Langkah ini, menurutnya, penting untuk membangun tanggung jawab dan profesionalisme. Hal ini juga membuat para fotografer tahu apa yang boleh dan tidak boleh.

"Dan mereka tahu konsekuensinya kalau misalnya dia ngambil gambar-gambar fetish dan lain-lain, itu kan nggak boleh. Jadi kan dia dapat konsekuensinya,”

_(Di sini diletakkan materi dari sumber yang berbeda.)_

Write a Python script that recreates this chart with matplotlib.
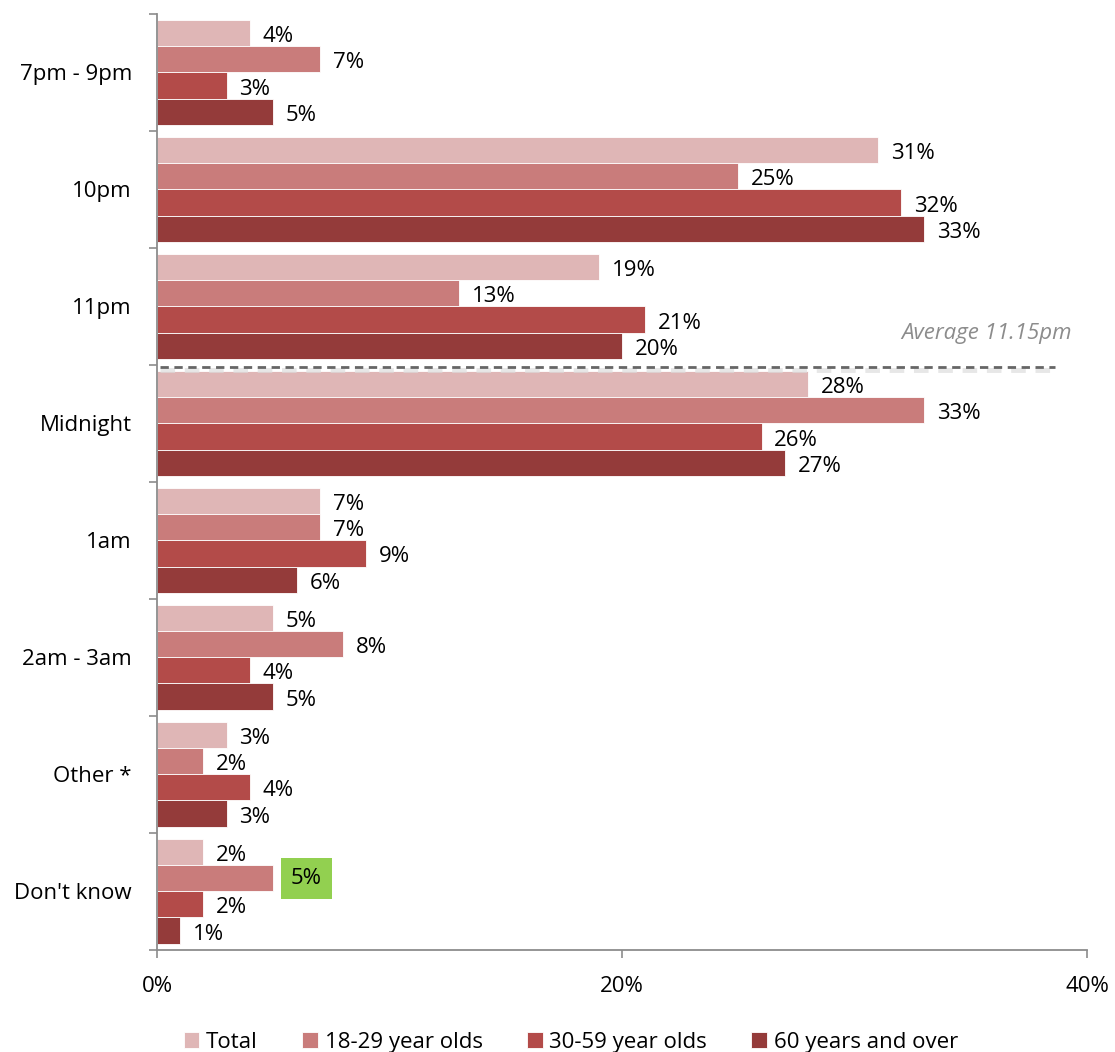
import numpy as np
import matplotlib.pyplot as plt

plt.rcParams['font.family'] = ['Open Sans', 'DejaVu Sans']

# %% data
categories = ['7pm - 9pm', '10pm', '11pm', 'Midnight', '1am', '2am - 3am',
              'Other *', "Don't know"]
series_names = ['Total', '18-29 year olds', '30-59 year olds', '60 years and over']
total = [4, 31, 19, 28, 7, 5, 3, 2]
age_18_29 = [7, 25, 13, 33, 7, 8, 2, 5]
age_30_59 = [3, 32, 21, 26, 9, 4, 4, 2]
age_60_plus = [5, 33, 20, 27, 6, 5, 3, 1]
x_ticks = [0, 20, 40]
x_ticklabels = ['0%', '20%', '40%']
average_label = 'Average 11.15pm'

colors = ['#DFB6B6', '#C97C7B', '#B34B49', '#943B3A']
series = [total, age_18_29, age_30_59, age_60_plus]
fs = 16

# %% figure
fig = plt.figure(figsize=(11.15, 10.52), dpi=100)
ax = fig.add_axes([0.1408, 0.097, 0.975 - 0.1408, 0.9867 - 0.097])

n = len(categories)
y = np.arange(n)
group = 0.89
h = group / 4

for i, (vals, c, name) in enumerate(zip(series, colors, series_names)):
    yy = y - group / 2 + h * (i + 0.5)
    ax.barh(yy, vals, height=h, color=c, edgecolor='white', linewidth=0.6,
            label=name)
    for j, v in enumerate(vals):
        if i == 1 and j == n - 1:
            continue
        ax.text(v + 0.55, yy[j] + 0.03, '{:d}%'.format(v), ha='left',
                va='center', fontsize=fs, color='black')

# highlighted label
v = age_18_29[-1]
yy = y[-1] - group / 2 + h * 1.5
ax.text(v + 0.75, yy, '{:d}%'.format(v), ha='left', va='center', fontsize=fs,
        color='black', zorder=5,
        bbox=dict(boxstyle='square,pad=0.45', facecolor='#92D050',
                  edgecolor='none'))

# average line
ax.plot([0.15, 38.6], [2.545, 2.545], color='#DDDDDD', lw=3.5, ls=(0, (3, 2)),
        zorder=4, alpha=0.7)
ax.plot([0.15, 38.6], [2.52, 2.52], color='#666666', lw=2, ls=(0, (3, 2)),
        zorder=5)
ax.text(39.35, 2.23, average_label, ha='right', va='center', fontsize=fs,
        style='italic', color='#8C8C8C')

# %% axes
ax.set_xlim(0, 40)
ax.set_ylim(n - 0.5, -0.5)
ax.set_xticks(x_ticks)
ax.set_xticklabels(x_ticklabels, fontsize=fs)
ax.set_yticks(y)
ax.set_yticklabels(categories, fontsize=fs)
ax.set_yticks(np.arange(n + 1) - 0.5, minor=True)

ax.tick_params(axis='y', which='major', length=0, pad=18)
ax.tick_params(axis='y', which='minor', length=6, width=1.2, color='#8C8C8C',
               direction='out')
ax.tick_params(axis='x', which='major', length=6, width=1.2, color='#8C8C8C',
               direction='out', pad=13)

for s in ['top', 'right']:
    ax.spines[s].set_visible(False)
for s in ['left', 'bottom']:
    ax.spines[s].set_color('#8C8C8C')
    ax.spines[s].set_linewidth(1.3)

leg = ax.legend(loc='upper center', bbox_to_anchor=(0.445, -0.071), ncol=4,
                frameon=False, fontsize=fs, handlelength=0.7,
                handleheight=0.7, handletextpad=0.3, columnspacing=2.0,
                borderpad=0.2)

fig.savefig('out.png', dpi=100)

4. Perlunya peran negara dalam menata ekosistem ini

Fun Walk dalam rangka HUT IBI ke-74 dan Hari Bidan Internasional (International Day of the Midwife/IDM) Tahun 2025 pada Minggu (8/6/2025) di CFD Jakarta. (IDN Times/Febriyanti Revitasari)

Dia menekankan, sistem pendataan dan penandaan ini juga berfungsi sebagai sarana edukasi. Hal ini juga untuk menghindari jangan sampai ada orang dari kota lain sengaja bolak-balik jadi fotografer.

"Ternyata dia mencoba untuk ngumpulin foto-foto yang nanti dimanfaatkan untuk keperluan apa, kan bisa saja,” katanya.

Karena itu, dia menilai perlunya peran negara dalam menata ekosistem digital ini.

“Nah, yang ngatur ini siapa? Nggak bisa masyarakat, harus pemerintah," ujar Ismail.

5. Komdigi akan panggil asosiasi buntut maraknya fotografer jalanan

Direktur Jenderal Pengawasan Ruang Digital Kemkomdigi, Alexander Sabar berbicara dalam kegiatan MediaConnect: Dari Clickbait Jadi Kredibel di Menara Bosowa, Makassar, Kamis (23/10/2025). (IDN Times/Asrhawi Muin)

Fenomena fotografi jalanan saat masyarakat berolahraga di sejumlah tempat memantik diskusi. Banyak yang setuju, tapi tak sedikit pula merasa kurang nyaman karena merasa area privasinya diganggu.

Menanggapi hal ini, Kementerian Komunikasi dan Digital (Komdigi) bakal mengundang perwakilan fotografer dan asosiasi profesi seperti Asosiasi Profesi Fotografi Indonesia (APFI) serta Penyelenggara Sistem Elektronik (PSE) terkait untuk memperkuat pemahaman tentang kewajiban hukum dan etika fotografi di ruang digital.

"Kami ingin memastikan para pelaku kreatif memahami batasan hukum dan etika dalam memotret, mengolah, serta menyebarluaskan karya digital. Ini bagian dari tanggung jawab bersama untuk menjaga ruang digital tetap aman dan beradab," kata Direktur Jenderal Pengawasan Ruang Digital Kementerian Komdigi, Alexander Sabar, Rabu (29/10/2025).